# Trouble Uninstalling The Sims



## dannajo (Jan 3, 2004)

I did a search and couldn't find an answer to my question, so please forgive me, or direct me to the thread, if this has been addressed already. 

My daughter is obsessed with this game. I allowed her to install it on my computer because her hard drive is very small and there wasn't enough room. I've had nothing but problems with mine since she installed it. She's only 12 so I'm thinking that she probably hasn't installed everything in order, as I've read in the threads that its necessary to do. I'm trying to uninstall it through add/remove programs and it installs it instead of uninstalling it. I'm not sure what all she has installed. She has the deluxe version, making magic, and several others. Please let me know if you need more information and I will add it here. 

Thanks, Danna


----------



## Producer (Feb 14, 2004)

Well, I'm just loving all of these The Sims questions -- I work for Maxis.

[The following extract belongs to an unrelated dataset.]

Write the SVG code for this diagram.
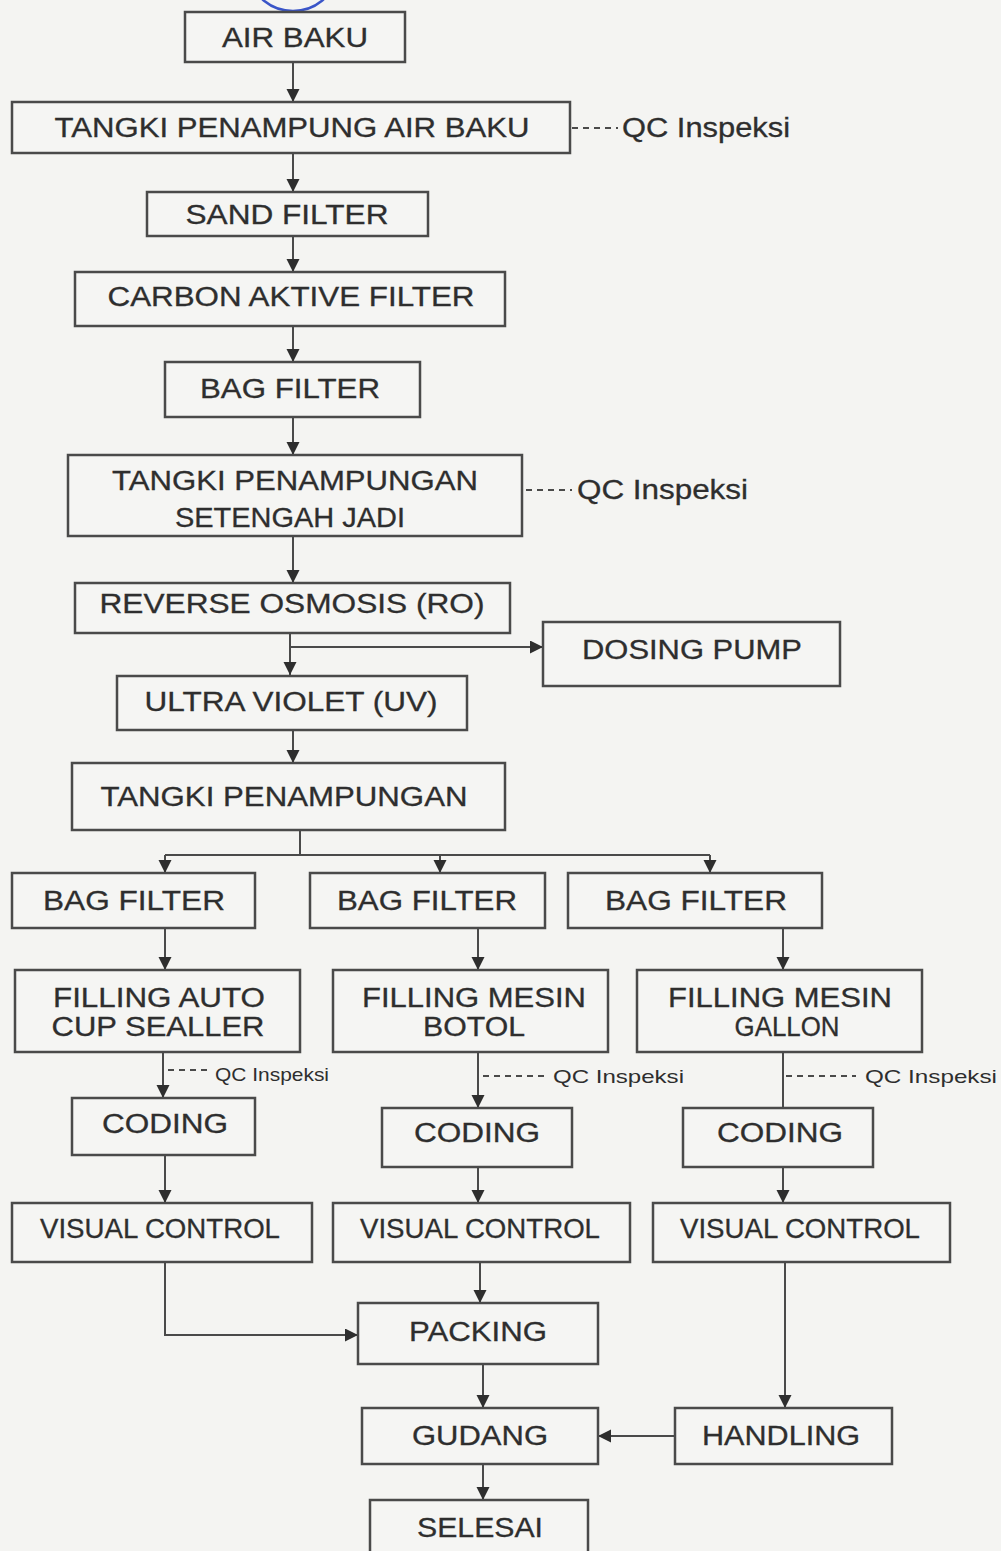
<svg xmlns="http://www.w3.org/2000/svg" width="1001" height="1551" viewBox="0 0 1001 1551">
<style>
.bx{fill:#f5f5f3;stroke:#4a4a4a;stroke-width:2.5}
.t{font-family:"Liberation Sans",Arial,sans-serif;font-size:27px;fill:#2e2e2e;stroke:#2e2e2e;stroke-width:0.3;text-anchor:middle;dominant-baseline:central}
.q{font-family:"Liberation Sans",Arial,sans-serif;font-size:27px;fill:#2e2e2e;stroke:#2e2e2e;stroke-width:0.3;dominant-baseline:central}
.qs{font-family:"Liberation Sans",Arial,sans-serif;font-size:19px;fill:#2e2e2e;dominant-baseline:central}
.c{fill:none;stroke:#4a4a4a;stroke-width:2}
.a{marker-end:url(#ah)}
.d{fill:none;stroke:#4a4a4a;stroke-width:2;stroke-dasharray:6,5}
</style>
<defs>
<marker id="ah" markerUnits="userSpaceOnUse" markerWidth="14" markerHeight="14" refX="13" refY="6.5" orient="auto">
<path d="M0,0 L13,6.5 L0,13 z" fill="#2e2e2e"/>
</marker>
</defs>
<rect x="0" y="0" width="1001" height="1551" fill="#f4f4f2"/>
<ellipse cx="293" cy="-22" rx="40" ry="33" fill="none" stroke="#3a55c8" stroke-width="2.5"/>

<g id="connectors">
<line class="c a" x1="293" y1="62" x2="293" y2="102"/>
<line class="d" x1="572" y1="128" x2="618" y2="128"/>
<line class="c a" x1="293" y1="153" x2="293" y2="192"/>
<line class="c a" x1="293" y1="236" x2="293" y2="272"/>
<line class="c a" x1="293" y1="326" x2="293" y2="362"/>
<line class="c a" x1="293" y1="417" x2="293" y2="455"/>
<line class="d" x1="526" y1="490" x2="572" y2="490"/>
<line class="c a" x1="293" y1="536" x2="293" y2="583"/>
<line class="c a" x1="290" y1="633" x2="290" y2="675"/>
<line class="c a" x1="290" y1="647" x2="543" y2="647"/>
<line class="c a" x1="293" y1="730" x2="293" y2="763"/>
<line class="c" x1="300" y1="830" x2="300" y2="855"/>
<line class="c" x1="165" y1="855" x2="710" y2="855"/>
<line class="c a" x1="165" y1="855" x2="165" y2="873"/>
<line class="c a" x1="440" y1="855" x2="440" y2="873"/>
<line class="c a" x1="710" y1="855" x2="710" y2="873"/>
<line class="c a" x1="165" y1="928" x2="165" y2="970"/>
<line class="c a" x1="478" y1="928" x2="478" y2="970"/>
<line class="c a" x1="783" y1="928" x2="783" y2="970"/>
<line class="c a" x1="163" y1="1052" x2="163" y2="1098"/>
<line class="d" x1="168" y1="1070" x2="212" y2="1070"/>
<line class="c a" x1="478" y1="1052" x2="478" y2="1108"/>
<line class="d" x1="483" y1="1076" x2="549" y2="1076"/>
<line class="c" x1="783" y1="1052" x2="783" y2="1108"/>
<line class="d" x1="786" y1="1076" x2="856" y2="1076"/>
<line class="c a" x1="165" y1="1155" x2="165" y2="1203"/>
<line class="c a" x1="478" y1="1167" x2="478" y2="1203"/>
<line class="c a" x1="783" y1="1167" x2="783" y2="1203"/>
<path class="c a" d="M165,1262 V1335 H358"/>
<line class="c a" x1="480" y1="1262" x2="480" y2="1303"/>
<line class="c a" x1="785" y1="1262" x2="785" y2="1408"/>
<line class="c a" x1="675" y1="1436" x2="598" y2="1436"/>
<line class="c a" x1="483" y1="1364" x2="483" y2="1408"/>
<line class="c a" x1="483" y1="1464" x2="483" y2="1500"/>
</g>

<g id="qc-labels">
<text class="q" x="622" y="128" textLength="168" lengthAdjust="spacingAndGlyphs">QC Inspeksi</text>
<text class="q" x="577" y="490" textLength="171" lengthAdjust="spacingAndGlyphs">QC Inspeksi</text>
<text class="qs" x="215" y="1074" textLength="114" lengthAdjust="spacingAndGlyphs">QC Inspeksi</text>
<text class="qs" x="553" y="1076" textLength="131" lengthAdjust="spacingAndGlyphs">QC Inspeksi</text>
<text class="qs" x="865" y="1076" textLength="132" lengthAdjust="spacingAndGlyphs">QC Inspeksi</text>
</g>

<g id="air-baku"><rect class="bx" x="185" y="12" width="220" height="50"/><text class="t" x="295" y="38" textLength="146" lengthAdjust="spacingAndGlyphs">AIR BAKU</text></g>
<g id="tangki-air-baku"><rect class="bx" x="12" y="102" width="558" height="51"/><text class="t" x="292" y="128" textLength="475" lengthAdjust="spacingAndGlyphs">TANGKI PENAMPUNG AIR BAKU</text></g>
<g id="sand-filter"><rect class="bx" x="147" y="192" width="281" height="44"/><text class="t" x="287" y="215" textLength="203" lengthAdjust="spacingAndGlyphs">SAND FILTER</text></g>
<g id="carbon-filter"><rect class="bx" x="75" y="272" width="430" height="54"/><text class="t" x="291" y="297" textLength="367" lengthAdjust="spacingAndGlyphs">CARBON AKTIVE FILTER</text></g>
<g id="bag-filter-top"><rect class="bx" x="165" y="362" width="255" height="55"/><text class="t" x="290" y="389" textLength="180" lengthAdjust="spacingAndGlyphs">BAG FILTER</text></g>
<g id="tangki-setengah"><rect class="bx" x="68" y="455" width="454" height="81"/><text class="t" x="295" y="481" textLength="366" lengthAdjust="spacingAndGlyphs">TANGKI PENAMPUNGAN</text><text class="t" x="290" y="518" textLength="230" lengthAdjust="spacingAndGlyphs">SETENGAH JADI</text></g>
<g id="ro"><rect class="bx" x="75" y="583" width="435" height="50"/><text class="t" x="292" y="604" textLength="385" lengthAdjust="spacingAndGlyphs">REVERSE OSMOSIS (RO)</text></g>
<g id="dosing-pump"><rect class="bx" x="543" y="622" width="297" height="64"/><text class="t" x="692" y="650" textLength="220" lengthAdjust="spacingAndGlyphs">DOSING PUMP</text></g>
<g id="uv"><rect class="bx" x="117" y="676" width="350" height="54"/><text class="t" x="291" y="702" textLength="293" lengthAdjust="spacingAndGlyphs">ULTRA VIOLET (UV)</text></g>
<g id="tangki-penampungan"><rect class="bx" x="72" y="763" width="433" height="67"/><text class="t" x="284" y="797" textLength="367" lengthAdjust="spacingAndGlyphs">TANGKI PENAMPUNGAN</text></g>

<g id="bag-filter-1"><rect class="bx" x="12" y="873" width="243" height="55"/><text class="t" x="134" y="901" textLength="182" lengthAdjust="spacingAndGlyphs">BAG FILTER</text></g>
<g id="bag-filter-2"><rect class="bx" x="310" y="873" width="235" height="55"/><text class="t" x="427" y="901" textLength="180" lengthAdjust="spacingAndGlyphs">BAG FILTER</text></g>
<g id="bag-filter-3"><rect class="bx" x="568" y="873" width="254" height="55"/><text class="t" x="696" y="901" textLength="182" lengthAdjust="spacingAndGlyphs">BAG FILTER</text></g>

<g id="filling-cup"><rect class="bx" x="15" y="970" width="285" height="82"/><text class="t" x="159" y="998" textLength="212" lengthAdjust="spacingAndGlyphs">FILLING AUTO</text><text class="t" x="158" y="1027" textLength="213" lengthAdjust="spacingAndGlyphs">CUP SEALLER</text></g>
<g id="filling-botol"><rect class="bx" x="333" y="970" width="275" height="82"/><text class="t" x="474" y="998" textLength="224" lengthAdjust="spacingAndGlyphs">FILLING MESIN</text><text class="t" x="474" y="1027" textLength="102" lengthAdjust="spacingAndGlyphs">BOTOL</text></g>
<g id="filling-gallon"><rect class="bx" x="637" y="970" width="285" height="82"/><text class="t" x="780" y="998" textLength="224" lengthAdjust="spacingAndGlyphs">FILLING MESIN</text><text class="t" x="787" y="1027" textLength="105" lengthAdjust="spacingAndGlyphs">GALLON</text></g>

<g id="coding-1"><rect class="bx" x="72" y="1098" width="183" height="57"/><text class="t" x="165" y="1124" textLength="126" lengthAdjust="spacingAndGlyphs">CODING</text></g>
<g id="coding-2"><rect class="bx" x="382" y="1108" width="190" height="59"/><text class="t" x="477" y="1133" textLength="126" lengthAdjust="spacingAndGlyphs">CODING</text></g>
<g id="coding-3"><rect class="bx" x="683" y="1108" width="190" height="59"/><text class="t" x="780" y="1133" textLength="126" lengthAdjust="spacingAndGlyphs">CODING</text></g>

<g id="visual-1"><rect class="bx" x="12" y="1203" width="300" height="59"/><text class="t" x="160" y="1229" textLength="240" lengthAdjust="spacingAndGlyphs">VISUAL CONTROL</text></g>
<g id="visual-2"><rect class="bx" x="333" y="1203" width="297" height="59"/><text class="t" x="480" y="1229" textLength="240" lengthAdjust="spacingAndGlyphs">VISUAL CONTROL</text></g>
<g id="visual-3"><rect class="bx" x="653" y="1203" width="297" height="59"/><text class="t" x="800" y="1229" textLength="240" lengthAdjust="spacingAndGlyphs">VISUAL CONTROL</text></g>

<g id="packing"><rect class="bx" x="358" y="1303" width="240" height="61"/><text class="t" x="478" y="1332" textLength="138" lengthAdjust="spacingAndGlyphs">PACKING</text></g>
<g id="gudang"><rect class="bx" x="362" y="1408" width="236" height="56"/><text class="t" x="480" y="1436" textLength="136" lengthAdjust="spacingAndGlyphs">GUDANG</text></g>
<g id="handling"><rect class="bx" x="675" y="1408" width="217" height="56"/><text class="t" x="781" y="1436" textLength="158" lengthAdjust="spacingAndGlyphs">HANDLING</text></g>
<g id="selesai"><rect class="bx" x="370" y="1500" width="218" height="60"/><text class="t" x="480" y="1528" textLength="126" lengthAdjust="spacingAndGlyphs">SELESAI</text></g>
</svg>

You can skip the actual uninstallation process, and use a utility called SimsEraser to wipe it off of the machine. This program can be found on Disk 1 of Deluxe, Unleashed, Superstar, and Makin' Magic if I'm not mistaking. Just insert the disk, cancel the Autoplay, and open up My Computer. Right-click the drive and choose Open. Open the Eraser folder and run it.

OR

Go to http://thesims.ea.com/us/index.html and click on Get Cool Stuff. Look under the "installation utilities" header and run the SimsEraser utility. This clears the entries in your Windows Registry. Once that's done, locate the actual "The Sims" folder on your computer. Right-click on it, and choose Delete. Now, empty your recycle bin, and reinstall.

The games should be installed in this order:

The Sims [or The Sims Deluxe], Livin' Large, House Party, Hot Date, Vacation, Unleashed, Superstar, Makin' Magic.

If you don't have one of those games, skip over it and install the next one in order.

Producer


----------



## Game_Guy (Feb 15, 2004)

try installing and then uninstall..


----------